Systematic Investment Plans (SIPs) are a popular tool to create long-term wealth by investing in mutual funds. They are convenient, easy to track and encourage small, regular contributions, building fiscal discipline among investors.
This market-linked investment strategy has delivered attractive returns in the past, positioning it as ideal for long-term wealth generation. A longer investment horizon via SIPs allows investors to benefit from the power of compounding.
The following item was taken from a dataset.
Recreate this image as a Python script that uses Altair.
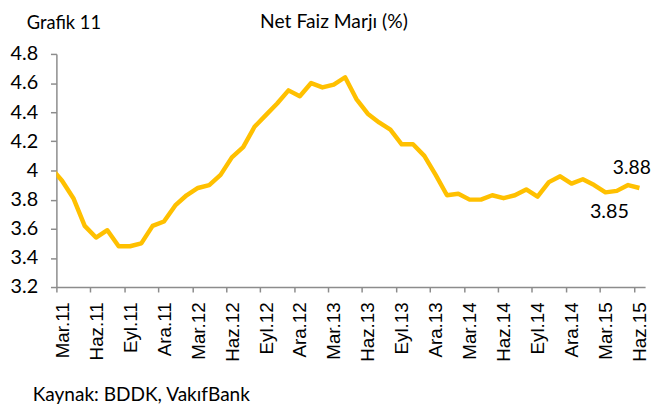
import json
import altair as alt
import numpy as np
import pandas as pd

# Turkish month abbreviations
month_abbr = ["Oca", "Şub", "Mar", "Nis", "May", "Haz", "Tem", "Ağu", "Eyl", "Eki", "Kas", "Ara"]

# Monthly series from Şub.11 to Haz.15 (Şub.11 is only partly visible, clipped at the axis)
months = [f"{month_abbr[(1 + i) % 12]}.{11 + (1 + i) // 12}" for i in range(53)]
nfm = [
    4.02,
    3.93, 3.81, 3.62, 3.54, 3.59, 3.48, 3.48, 3.50, 3.62, 3.65,
    3.76, 3.83, 3.88, 3.90, 3.97, 4.09, 4.16, 4.30, 4.38, 4.46, 4.55, 4.51,
    4.60, 4.57, 4.59, 4.64, 4.49, 4.39, 4.33, 4.28, 4.18, 4.18, 4.10, 3.97,
    3.83, 3.84, 3.80, 3.80, 3.83, 3.81, 3.83, 3.87, 3.82, 3.92, 3.96, 3.91,
    3.94, 3.90, 3.85, 3.86, 3.90, 3.88,
]

tick_labels = ["Mar.11", "Haz.11", "Eyl.11", "Ara.11", "Mar.12", "Haz.12", "Eyl.12", "Ara.12",
               "Mar.13", "Haz.13", "Eyl.13", "Ara.13", "Mar.14", "Haz.14", "Eyl.14", "Ara.14",
               "Mar.15", "Haz.15"]
y_ticks = [3.2, 3.4, 3.6, 3.8, 4.0, 4.2, 4.4, 4.6, 4.8]

annotated = ["Mar.15", "Haz.15"]

title_text = "Net Faiz Marjı (%)"
chart_no = "Grafik 11"
source_text = "Kaynak: BDDK, VakıfBank"

df = pd.DataFrame({"ay": months, "nfm": nfm})
# category centre: month index counted from Mar.11 plus half a month
df["pos"] = np.arange(len(df)) - 1 + 0.5

axis_gray = "#8c8c8c"
label_expr = json.dumps(tick_labels).replace('"', "'") + "[round(datum.value / 3)]"

x_enc = alt.X(
    "pos:Q",
    scale=alt.Scale(domain=[0, 52], nice=False, zero=False),
    axis=alt.Axis(
        values=list(range(0, 52, 3)),
        labelExpr=label_expr,
        labelAngle=270,
        labelAlign="right",
        labelBaseline="middle",
        labelOffset=6,
        labelPadding=10,
        tickSize=5,
        tickColor=axis_gray,
        domainColor=axis_gray,
        domainWidth=1.5,
        tickWidth=1.5,
        labelFont="Liberation Sans",
        labelFontSize=19,
        labelColor="#000000",
        labelOverlap=False,
        labelFlush=False,
        grid=False,
        title=None,
    ),
)
y_enc = alt.Y(
    "nfm:Q",
    scale=alt.Scale(domain=[3.2, 4.8], nice=False, zero=False),
    axis=alt.Axis(
        values=y_ticks,
        format="~g",
        tickSize=6,
        tickColor=axis_gray,
        domainColor=axis_gray,
        domainWidth=1.5,
        tickWidth=1.5,
        labelPadding=13,
        labelFont="Lato",
        labelFontSize=20,
        labelColor="#000000",
        labelOverlap=False,
        labelFlush=False,
        grid=False,
        title=None,
    ),
)

line = alt.Chart(df).mark_line(
    color="#FFC000", strokeWidth=4.5, strokeJoin="round", clip=True
).encode(x=x_enc, y=y_enc)

ann_df = df[df["ay"].isin(annotated)]
ann_low = alt.Chart(ann_df[ann_df["ay"] == annotated[0]]).mark_text(
    font="Lato", fontSize=20, color="#000000", dx=4, dy=20, align="center", baseline="middle"
).encode(x=x_enc, y=y_enc, text=alt.Text("nfm:Q", format=".2f"))
ann_high = alt.Chart(ann_df[ann_df["ay"] == annotated[1]]).mark_text(
    font="Lato", fontSize=19.5, color="#000000", dx=-27, dy=-20, align="left", baseline="middle"
).encode(x=x_enc, y=y_enc, text=alt.Text("nfm:Q", format=".2f"))

title = alt.Chart(pd.DataFrame({"t": [title_text]})).mark_text(
    font="Lato", fontSize=19.5, color="#000000", align="center", baseline="middle"
).encode(x=alt.value(281), y=alt.value(-32), text="t:N")
grafik = alt.Chart(pd.DataFrame({"t": [chart_no]})).mark_text(
    font="Lato", fontSize=18.5, color="#000000", align="left", baseline="middle"
).encode(x=alt.value(-30), y=alt.value(-31), text="t:N")
source = alt.Chart(pd.DataFrame({"t": [source_text]})).mark_text(
    font="Lato", fontSize=19.3, color="#000000", align="left", baseline="middle"
).encode(x=alt.value(-24), y=alt.value(345), text="t:N")

chart = (
    alt.layer(line, ann_low, ann_high, title, grafik, source)
    .properties(
        width=596,
        height=236,
        autosize=alt.AutoSizeParams(type="none"),
        padding={"left": 49, "top": 44, "right": 8, "bottom": 124},
        background="white",
    )
    .configure_view(strokeWidth=0)
)

chart.save("out.html", embed_options={"renderer": "svg", "actions": False})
One of the convenient features of SIPs is their flexibility. Investors can choose their contribution timeline: monthly, quarterly, or even weekly, based on their financial comfort. Moreover, the minimum amount can be as low as Rs 500, allowing investors to build wealth gradually without straining their budgets.
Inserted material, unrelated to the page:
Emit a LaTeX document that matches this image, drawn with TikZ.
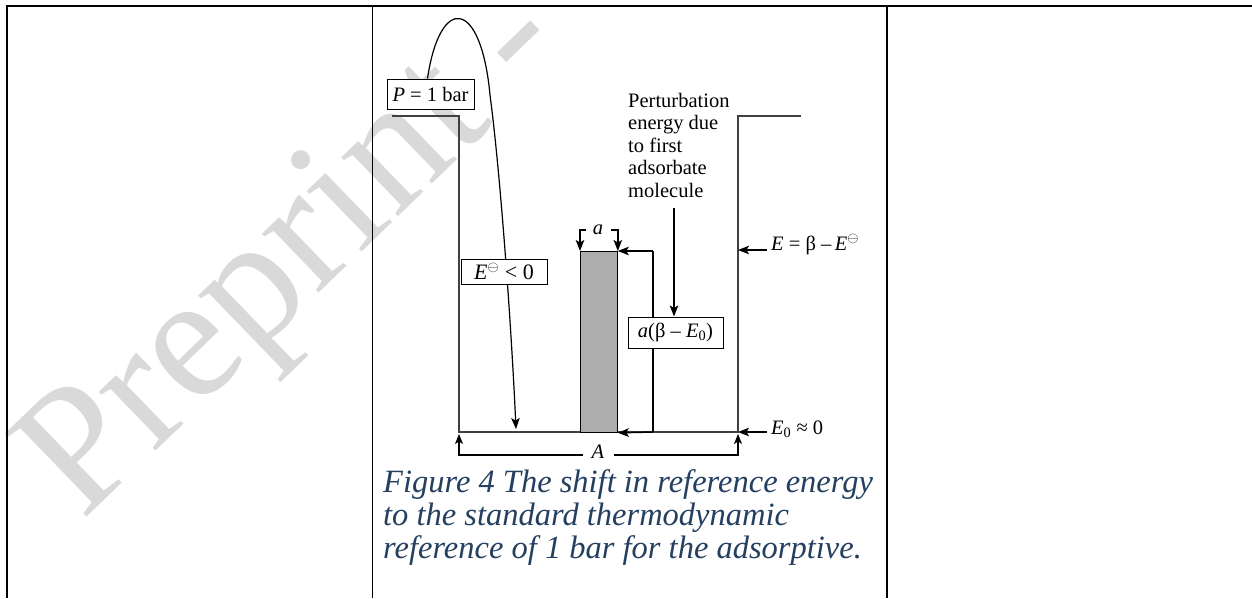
\documentclass[tikz,border=0pt]{standalone}
\usepackage{fontspec}
\setmainfont{Liberation Serif}
\usetikzlibrary{arrows.meta}
\definecolor{capblue}{HTML}{243F60}
\newcommand\dfont{\fontsize{20.5}{22.4}\selectfont}
\newcommand\capfont{\fontsize{32.5}{33}\selectfont\itshape}
\begin{document}
\begin{tikzpicture}[x=1pt,y=-1pt,
  frame/.style={line width=1.7pt, black},
  wall/.style={line width=1.1pt, black!75},
  thin/.style={line width=1.2pt, black},
  arr/.style={line width=1.5pt, black, -{Stealth[length=11pt,width=8.5pt,inset=2.5pt]}},
  lbl/.style={draw, line width=1pt, fill=white, inner xsep=3pt, inner ysep=0pt, font=\dfont},
  txt/.style={inner sep=0pt, font=\dfont}]
\useasboundingbox (0,0) rectangle (1252,598);
% watermark
\node[rotate=44, anchor=base west, inner sep=0pt, text=black!15,
      font=\fontsize{178}{178}\selectfont] (wm) at (82,522) {Preprint -};
% table lines
\draw[frame] (5.8,6) -- (1252,6);
\draw[frame] (6.7,6) -- (6.7,598);
\draw[frame] (372.5,6) -- (372.5,598);
\draw[frame] (887,6) -- (887,598);
% well
\coordinate (lt) at (392,116);
\coordinate (lc) at (459,116);
\coordinate (lb) at (459,432);
\coordinate (rb) at (738,432);
\coordinate (rc) at (738,116);
\coordinate (rt) at (801,116);
\draw[wall] (lt) -- (lc) -- (lb) -- (rb) -- (rc) -- (rt);
% P box and curve
\node[lbl, minimum width=87pt, minimum height=30pt] (p) at (430.5,94) {\textit{P} = 1 bar};
\coordinate (cv) at (490,95);
\coordinate (ct) at (516,429);
\draw[thin] ([xshift=-3pt]p.north) .. controls (440,-6) and (481,-2) .. (cv);
\draw[arr, line width=1.2pt] (cv) .. controls (500,170) and (511,320) .. (ct);
\node[lbl, minimum width=86pt, minimum height=25pt, font=\fontsize{22}{24}\selectfont] (e) at (504,271.5) {\textit{E}$^{\ominus}$ < 0};
% shaded bar
\node[draw, line width=0.8pt, fill=black!32, minimum width=37pt, minimum height=181pt,
      inner sep=0pt, anchor=north west] (bar) at (580,251) {};
\node[txt, font=\dfont\itshape] (al) at (598,230) {a};
\draw[arr] (586,230) -| (bar.north west);
\draw[arr] (611,230) -| (bar.north east);
% right bracket
\coordinate (bt) at (653,251);
\coordinate (bb) at (653,432);
\draw[thin] (bt) -- (bb);
\draw[arr] (bt) -- (bar.north east);
\draw[arr] (bb) -- (bar.south east);
\node[lbl, minimum width=95pt, minimum height=31pt] (ab) at (675.5,332.5) {\textit{a}(β – \textit{E}\textsubscript{0})};
% perturbation text
\node[txt, anchor=north west, align=left] (pt) at (628,93)
  {Perturbation\\energy due\\to first\\adsorbate\\molecule};
\coordinate (pa) at (674,208);
\draw[arr] (pa) -- (pa |- ab.north);
% energy labels
\node[txt, anchor=base west] (el) at (771,250) {\textit{E} = β –\,\textit{E}$^{\ominus}$};
\coordinate (ea) at (767,250);
\draw[arr] (ea) -- (ea -| rb);
\node[txt, anchor=base west] (e0) at (771,434) {\textit{E}\textsubscript{0} ≈ 0};
\coordinate (eb) at (767,432);
\draw[arr] (eb) -- (rb);
% dimension A
\node[txt, font=\dfont\itshape] (A) at (598,452) {A};
\draw[thin, -{Stealth[length=10pt,width=8pt,inset=2.5pt]}] (583,455) -| ([yshift=-2pt]lb);
\draw[thin, -{Stealth[length=10pt,width=8pt,inset=2.5pt]}] (614,455) -| ([yshift=-2pt]rb);
% caption
\node[anchor=base west, inner sep=0pt, font=\capfont, text=capblue] (c1) at (383,492) {Figure 4 The shift in reference energy};
\node[anchor=base west, inner sep=0pt, font=\capfont, text=capblue] (c2) at (383,525) {to the standard thermodynamic};
\node[anchor=base west, inner sep=0pt, font=\capfont, text=capblue] (c3) at (383,558) {reference of 1 bar for the adsorptive.};
\end{tikzpicture}
\end{document}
Past trends have shown that smaller SIPs of even Rs 500 have created significant wealth over time, rewarding investors for their patience and fiscal discipline. The longer the investment horizon, the more powerful the magic of compounding becomes. Here’s how:
SIP Type - Rs 500 Weekly For 10-Year Duration:
Investment duration: 10 years
Expected return: 12% per annum
Total investment: Rs 2,60,700
Estimated return: Rs 1,87,435
Total value: Rs 4,48,135
SIP Type - Rs 500 Weekly For 15-Year Duration
Investment duration: 15 years
Expected return: 12% p.a.
Total investment: Rs 3,91,050
Estimated return: Rs 5,16,686
Total value: Rs 9,07,736
From the above calculation, it’s quite clear that extending your investment duration by just 5 years can significantly increase the total corpus. Compared to a 10-year tenure, extending the investment period to 15 years more than doubles the total amount.
In the past, SIPs have delivered even better returns in many funds. However, it is important to be realistic with stock market-related investments and account for factors like taxes and inflation. This helps the investor to set a precise financial goal.